Any social benefits are secondary, rather than the driving force, and are a result of this model and differentiating 'me' from 'you'.

By @bawolff - 4 months
What a confusing article.

I think its trying to say that self-awareness developed for the purpose of social cohesion, to help communicate emotions with the group.

Fair enough, but i thought that had already been a popular theory for a very long time. Am i incorrect about that or do i just misunderstand what is new about their theory?

By @readthenotes1 - 4 months
Many years ago, a professor said to us something like "I am uncertain that we can use the system to explain the system."

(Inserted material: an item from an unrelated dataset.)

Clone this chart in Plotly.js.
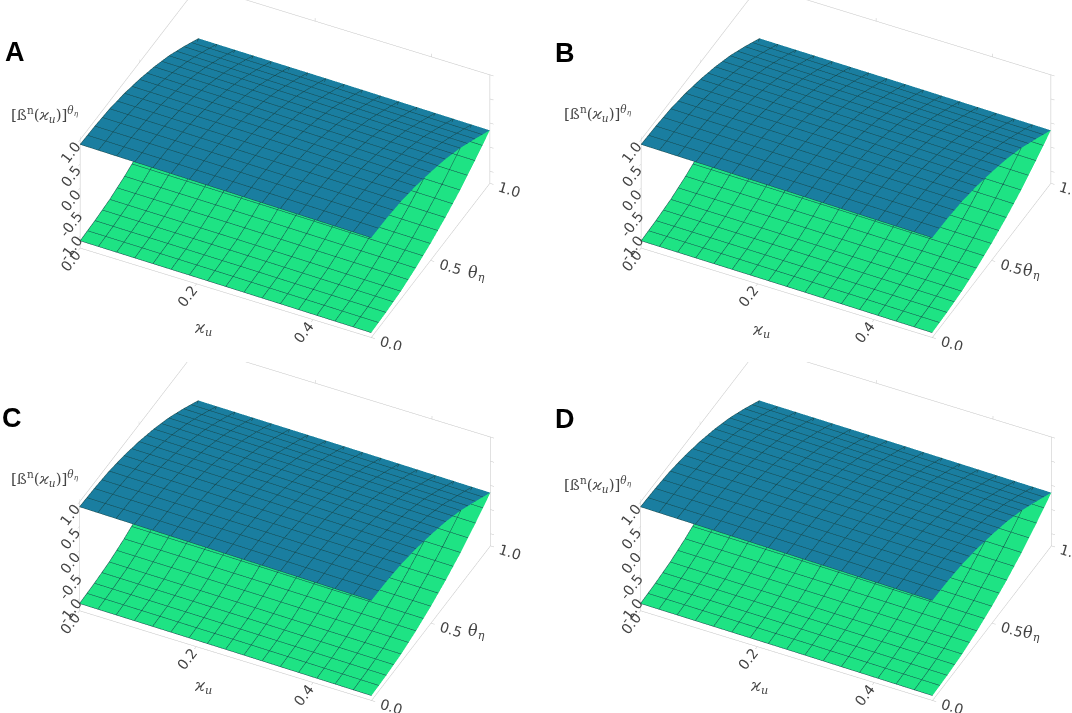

(Meaning that we may not be smart enough to be able to explain why and how we are smart enough to explain our cognition, if we can explain it at all)

By @ganzuul - 4 months
Darwinism was revolutionary for its time but we are kind of moving beyond it already.
By @jjk166 - 4 months
How do you make a system that can model its own state based on sensory input without giving it subjective self awareness?
By @pokstad - 4 months
Sounds very Peter Watts-esque.
By @buss_jan - 4 months
Mhh, if I have evolved to a point where my experienced feelings and ideas are of such complexity that animal cues no longer suffice to broadcast them to the group self-awareness might have involved in tandem with the more complex nogging and not as a downstream feature.